Oliver told the Bulletin in an interview that he expects his resignation to take effect probably after the last council meeting in March. It’s around that time that he and wife Vivian are expected to move out of their home in Lathrop that they just sold. They are moving to Ventura in Southern California, where they have just bought a house, to be near their children and grandchildren. Oliver has two sons in Ventura; Vivian has a son in San Diego. Together, they have a total of 17 grandchildren. One of Oliver’s granddaughters is an attorney who is currently in the U.S. Navy serving as a lieutenant junior grade.

Along with his resignation announcement, Oliver requested that the next council agenda include discussion on whether his vacant seat should stay vacant or be filled out by appointment. His term expires at the end of the year.

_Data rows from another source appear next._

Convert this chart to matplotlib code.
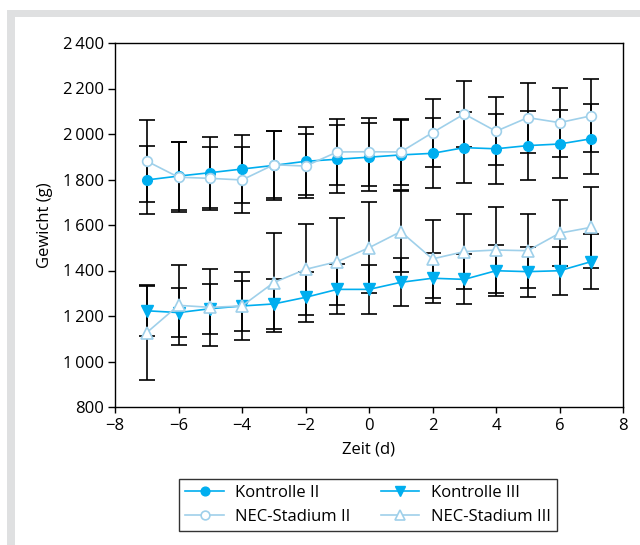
import matplotlib
matplotlib.use('Agg')
import matplotlib.pyplot as plt
from matplotlib.patches import Rectangle

days = [-7, -6, -5, -4, -3, -2, -1, 0, 1, 2, 3, 4, 5, 6, 7]

kontrolle_ii = [1798, 1815, 1830, 1846, 1862, 1880, 1889, 1898, 1908, 1915, 1940, 1935, 1949, 1956, 1979]
kontrolle_ii_err = [150, 150, 155, 150, 150, 150, 150, 150, 152, 154, 157, 154, 152, 150, 153]
nec_ii = [1881, 1810, 1805, 1798, 1865, 1859, 1921, 1922, 1921, 2006, 2088, 2012, 2072, 2050, 2080]
nec_ii_err = [182, 155, 137, 147, 148, 140, 143, 149, 145, 150, 146, 150, 154, 152, 160]

kontrolle_iii = [1223, 1215, 1232, 1244, 1253, 1282, 1317, 1317, 1348, 1366, 1361, 1399, 1395, 1399, 1439]
kontrolle_iii_err = [110, 108, 110, 110, 110, 110, 110, 108, 106, 110, 110, 113, 110, 106, 121]
nec_iii = [1127, 1247, 1238, 1244, 1347, 1405, 1439, 1500, 1571, 1451, 1483, 1490, 1487, 1564, 1590]
nec_iii_err = [210, 175, 170, 148, 218, 200, 190, 200, 178, 172, 166, 190, 162, 144, 177]

y_ticks = [800, 1000, 1200, 1400, 1600, 1800, 2000, 2200, 2400]
y_ticklabels = ['800', '1\u2009000', '1\u2009200', '1\u2009400', '1\u2009600',
                '1\u2009800', '2\u2009000', '2\u2009200', '2\u2009400']
x_ticks = [-8, -6, -4, -2, 0, 2, 4, 6, 8]

c_dark = '#00aeef'
c_light = '#9fd0ea'

plt.rcParams['font.family'] = ['Open Sans', 'DejaVu Sans']
plt.rcParams['font.size'] = 12

fig = plt.figure(figsize=(6.4, 5.45), dpi=100)
W, H = 640, 545

# grey frame at top and left
fig.patches.append(Rectangle((7 / W, 0), 8 / W, (H - 10) / H, transform=fig.transFigure,
                             color='#dfe0e1', lw=0, zorder=0))
fig.patches.append(Rectangle((7 / W, (H - 17) / H), (W - 7) / W, 7 / H, transform=fig.transFigure,
                             color='#dfe0e1', lw=0, zorder=0))

ax = fig.add_axes([115 / W, (H - 407) / H, 508 / W, 364 / H])

for y, e in [(kontrolle_ii, kontrolle_ii_err), (nec_ii, nec_ii_err),
             (kontrolle_iii, kontrolle_iii_err), (nec_iii, nec_iii_err)]:
    ax.errorbar(days, y, yerr=e, fmt='none', ecolor='black', elinewidth=1.2,
                capsize=6, capthick=1.2, zorder=2)

l1, = ax.plot(days, kontrolle_ii, color=c_dark, lw=1.2, marker='o', ms=7,
              mfc=c_dark, mec=c_dark, zorder=3, label='Kontrolle II')
l2, = ax.plot(days, nec_ii, color=c_light, lw=1.2, marker='o', ms=7,
              mfc='white', mec=c_light, mew=1.2, zorder=3, label='NEC-Stadium II')
l3, = ax.plot(days, kontrolle_iii, color=c_dark, lw=1.2, marker='v', ms=8,
              mfc=c_dark, mec=c_dark, zorder=3, label='Kontrolle III')
l4, = ax.plot(days, nec_iii, color=c_light, lw=1.2, marker='^', ms=8,
              mfc='white', mec=c_light, mew=1.2, zorder=3, label='NEC-Stadium III')

ax.set_xlim(-8, 8)
ax.set_ylim(800, 2400)
ax.set_xticks(x_ticks)
ax.set_yticks(y_ticks)
ax.set_yticklabels(y_ticklabels)
ax.tick_params(axis='y', direction='out', length=5, width=1, pad=3)
ax.tick_params(axis='x', direction='out', length=4, width=1, pad=4)
for s in ax.spines.values():
    s.set_linewidth(1)
ax.set_xlabel('Zeit (d)', labelpad=5)
ax.set_ylabel('Gewicht (g)', labelpad=7)

leg = fig.legend([l1, l2, l3, l4], ['Kontrolle II', 'NEC-Stadium II', 'Kontrolle III', 'NEC-Stadium III'],
                 loc='center', bbox_to_anchor=(368 / W, (H - 505) / H), ncol=2, frameon=True,
                 fancybox=False, edgecolor='black', handlelength=2.3, handletextpad=0.7,
                 columnspacing=1.8, labelspacing=0.45, borderpad=0.4, markerscale=0.9)
leg.get_frame().set_linewidth(1)

fig.savefig('out.png', dpi=100)
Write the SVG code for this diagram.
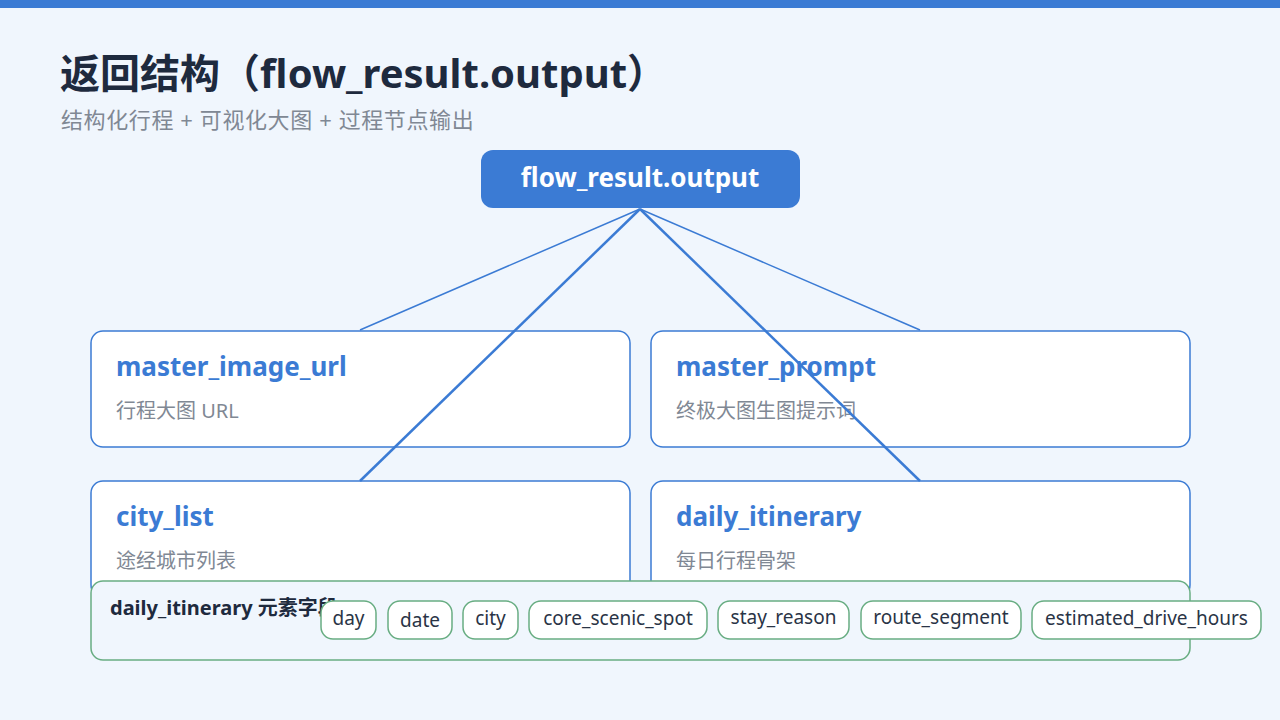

A 17-year resident of Lathrop, Oliver moved here in 1993 to take over the church ministry at the Church of Christ on Thomsen Street near the Lathrop Elementary School. Thirteen of those years were spent in public service as a council member, both by appointment and by election. He was first appointed to the council to finish the remaining three years of a council member who resigned. That was followed by being elected twice, each to a full four-year council term, and to complete the unexpired two years of another council member.

He came to Lathrop from Anderson, Calif., where he served as a planning commissioner.

Oliver resigned from his preaching job and from the council two years ago, intending to relocate at that time. But that was before the housing market went sideways, he said, and their move was postponed.

Besides being an elected official and a preacher, Oliver worked as an educator. He holds a bachelor’s and a master’s degree and went into teaching to augment his salary as a preacher to support his family.

“Teaching was a sideline to enable me to preach,” he said. He taught from junior high to junior college, and gave “special lectures (with) emphasis on religion or religion in government.” He has also lectured at Pepperdine University.

“We will miss you,” said the mayor in her brief comment to Oliver’s resignation announcement.